Graham Reid's latest Billy play is uncomfortable viewing for Malachi O'Doherty, who sympathises with the returning hero's familial struggles
There is an underlying flaw in Graham Reid's Billy plays, which I cannot reconcile myself to. It is the celebration in them of the idea that the real man is a fighter with a heart of gold. This is nonsense, yet it is never really challenged in the storylines.
The father, Norman, was and is a bully and a thug. Legend has it – we are reminded in the first scene of the fifth installment, Love, Billy, which is currently running at the Lyric Theatre in Belfast – that he once felled 14 police men who tried to tame him. This is a relic of the influence of John Wayne and the Western, all of it expendable in any effort to create character.
Still, before long we are in territory similar to that of John McGahern’s Amongst Women, a family reunion organised by sisters for an insufferably cantankerous patriarch, waiting for Billy (here played by Joe McGann rather than reprised by Sir Kenneth Branagh) to arrive home to Belfast after many years of self-imposed exile.
There is Lorna, played by Maggie Hayes, who has been in the RUC as a detective, but who left disillusioned by the sell out that brought terrorists into government. (If that sounds like how Jim Allister might phrase it, then that’s how Lorna sounds at times, though Jim Allister could probably borrow some lines from her. He’d like the joke about PSNI standing for... well go and see it yourself.)
There is Maureen, the wee smug Christian who gets a brilliant tirade to deliver that will make her shine in an argumentative family, though Sarah Lyle doesn’t quite have the stamina for the full thrust of what Reid has written for her.
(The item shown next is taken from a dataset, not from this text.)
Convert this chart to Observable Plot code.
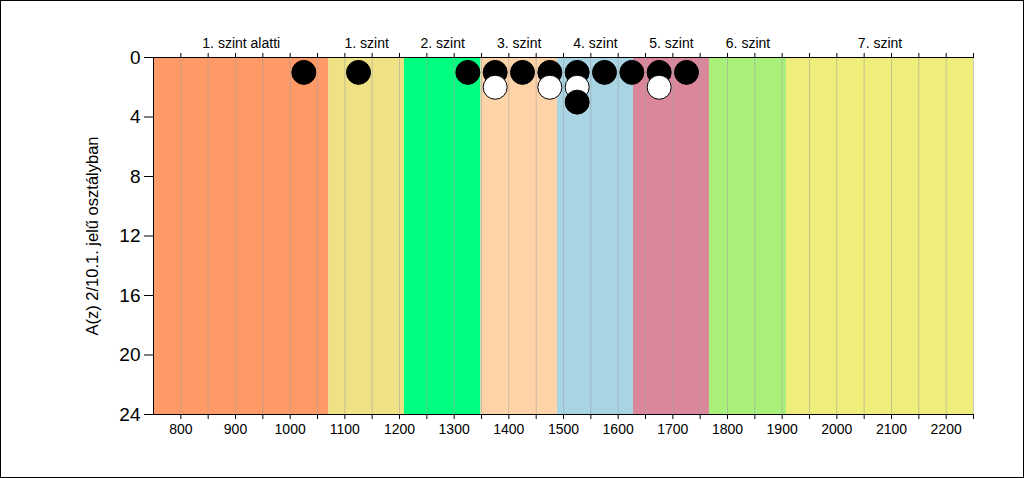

There is the tippling Ann, played by Tracy Lynch, who is warm and funny and boisterous. And then there is that grumpy Da, played with subtle echoes of the original Jimmy Ellis by George Shane. Big bad Norman has been tamed a little by his English wife, Mavis (Ger Ryan), but not really.
When father and son meet, the mix can only be inflammatory. The Martin's are a family that argue all the time. They may have moved out of the tiny house and nasty community which had cramped them into some kind of excusable desperation in the original plays, but now middle class, employed and matured into an understanding of the world, they still can’t sit at peace with each other. It isn’t just the men, it is all of them.
But quarrelling provides scope for great jokes and high drama, oratorical flourishes and flashes of violence. Reid has the imagination, the humour and the gift for a succinct line that can feed all this tension where another writer may have dried up.
The difference between the squabbling sisters and the men is that they recover and are nice to each other again. The father and son can’t do that. 'For God’s sake, Billy,' says one of the girls. 'Everyone has rows.' It is an incredibly ironic line to deliver in a play based on argument.
So the question is, can Billy face his father without the old curmugdeon having a heart attack, or one of them hitting the other? At the interval I have conversations with people speculating on where it might go next, with Billy at home and Norman so volatile in his rages that Billy is, perhaps, best kept away from him. Suffice it to say, none of us get it right.
And there are indications that Reid had difficulties working through this himself. There remain in the script remnants of ideas that don’t work, or don’t go anywhere – one of them, an account of Billy’s secret life, would have been better uprooted altogether.
This account creates the expectation of further trouble that doesn’t materialise – a bit like the gun that, once introduced into a plot, has to be fired and isn’t. In fact, there are two apparently aborted storylines whose origins are left unexplained, and unresolved. A script editor may have sent Reid away to write another draft, lose Billy’s army career and his old girlfriend.
None of this is to say that Love, Billy is a bad play. It is a wonderful play. I have tears in my eyes at times. Rather, so much of the domestic tension is familiar, and, judging by the reaction of the audience, it is familiar to them too. It isn’t only me and Billy and John McGahern who had a da like that.
Love, Billy runs at the Lyric Theatre, Belfast until May 25, 2013.